Ad incidere anche qui è la paura di una recessione e di un conseguente calo della domanda, oltre all’indebolimento dell’euro che negli scorsi giorni ha raggiunto la parità col dollaro (fenomeno che non accadeva dal 2002), ponendo fine ad un lungo periodo in cui la valuta UE era sempre stata la moneta più forte. Inizialmente gli analisti ritenevano che un euro debole potesse essere un fattore positivo per le esportazioni; adesso lo considerano, invece, un ulteriore elemento di pressione sui prezzi come inflazione importata.

Prezzi delle materie prime e inflazione: dove vanno le quotazioni di gas e petrolio?

Con il crescere dei timori di recessione e il calo dei prezzi di diversi metalli e materie prime agricole, nelle ultime settimane i mercati obbligazionari hanno prezzato un significativo inasprimento dei tassi delle banche centrali. Allo stesso modo, il ridimensionamento del prezzo del greggio potrebbe essere un toccasana per i Paesi occidentali, in gran parte consumatori di energia.

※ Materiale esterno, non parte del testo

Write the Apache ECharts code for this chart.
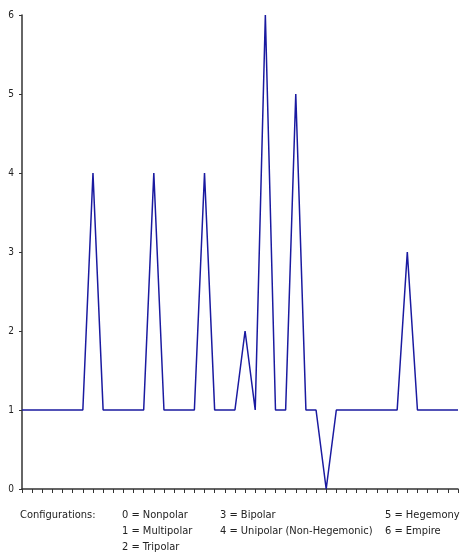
<!DOCTYPE html>
<html>
<head>
<meta charset="utf-8">
<script src="https://cdn.jsdelivr.net/npm/echarts@6/dist/echarts.min.js"></script>
<style>body{margin:0}#c{width:474px;height:557px}</style>
</head>
<body>
<div id="c"></div>
<script>
var categories = [];
for (var i = 0; i < 44; i++) categories.push(String(i));
var values = [1,1,1,1,1,1,1,4,1,1,1,1,1,4,1,1,1,1,4,1,1,1,2,1,6,1,1,5,1,1,0,1,1,1,1,1,1,1,3,1,1,1,1,1];
var yTicks = [0, 1, 2, 3, 4, 5, 6];

var font = '"DejaVu Sans Condensed", "DejaVu Sans", sans-serif';
function txt(x, y, s) {
  return { type: 'text', left: x, top: y, style: { text: s, font: '11px ' + font, fill: '#222' } };
}
var chart = echarts.init(document.getElementById('c'));
chart.setOption({
  animation: false,
  grid: { left: 22, right: 16, top: 15, bottom: 68 },
  xAxis: {
    type: 'category', data: categories, boundaryGap: false,
    axisLine: { lineStyle: { color: '#333', width: 1.5 } },
    axisTick: { show: true, interval: 0, length: 4, inside: false, lineStyle: { color: '#333' } },
    axisLabel: { show: false },
    splitLine: { show: false }
  },
  yAxis: {
    type: 'value', min: 0, max: 6, interval: 1,
    axisLine: { show: true, lineStyle: { color: '#333', width: 1.5 } },
    axisTick: { show: true, length: 3, lineStyle: { color: '#333' } },
    axisLabel: { color: '#222', fontSize: 10, fontFamily: font, margin: 8,
      formatter: function (v) { return yTicks.indexOf(v) >= 0 ? String(v) : ''; } },
    splitLine: { show: false }
  },
  series: [{
    type: 'line', data: values, symbol: 'none',
    lineStyle: { color: '#1a1aa0', width: 1.5 }
  }],
  graphic: [
    txt(20, 510, 'Configurations:'),
    txt(122, 510, '0 = Nonpolar'),
    txt(122, 526, '1 = Multipolar'),
    txt(122, 542, '2 = Tripolar'),
    txt(220, 510, '3 = Bipolar'),
    txt(220, 526, '4 = Unipolar (Non-Hegemonic)'),
    txt(385, 510, '5 = Hegemony'),
    txt(385, 526, '6 = Empire')
  ]
});
</script>
</body>
</html>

Al contrario, non è una buona notizia per la Russia che vede diminuire gli extra-profitti che servono per finanziare la sua costosissima guerra contro l’Ucraina.

Da inizio anno il guadagno del petrolio, infatti, si è ridimensionato intorno al +30%. Non è meno problematica la questione del gas naturale in Europa che supera i 165 euro per megawatt/ora, complici anche gli scioperi in Norvegia che potrebbero portare a una riduzione della produzione fino al 25%. Per i paesi consumatori è quindi urgente agire subito, mettendo un tetto al prezzo di gas e petrolio, anche per sganciarsi dal giogo ricattatorio di Mosca.

Situazione Italia e prezzi delle materie prime: rallentare l’economia per combattere l’inflazione è la soluzione?

In questa situazione l’Italia tenta di correre ai ripari. Il governo italiano, infatti, ha approvato lo scorso 22 giugno nuove misure per aiutare famiglie e imprese a far fronte all’impennata dei costi dell’energia e a potenziare lo stoccaggio del gas. Il valore del pacchetto di aiuti è di circa 3,3 miliardi di euro, che si andrà a sommare agli oltre 30 miliardi di euro messi a bilancio da gennaio per attenuare l’impatto degli elevati prezzi di elettricità, gas e benzina. Gli importatori di gas dovranno pagare un contributo mensile fino a marzo 2023 per ridurre le bollette energetiche dei consumatori (si legge nella misura); Roma specifica, inoltre, che rimborserà le imprese che registreranno perdite.

Tuttavia, in questo contesto macroeconomico, l’inflazione non ha ancora compiuto una decisa svolta al ribasso. Per questo motivo non si dissolveranno in fretta i timori sul fatto che le aspettative inflazionistiche a medio-lungo termine possano essere “sganciate” dagli obiettivi di inflazione delle banche centrali e ciò potrebbe ostacolarle nell’intervenire qualora si dovesse verificare una recessione. L’ipotesi di fondo resta comunque quella che un rallentamento dell’economia a livello globale potrebbe aiutare le banche centrali a tenere un po’ più lontana la paura dell’inflazione.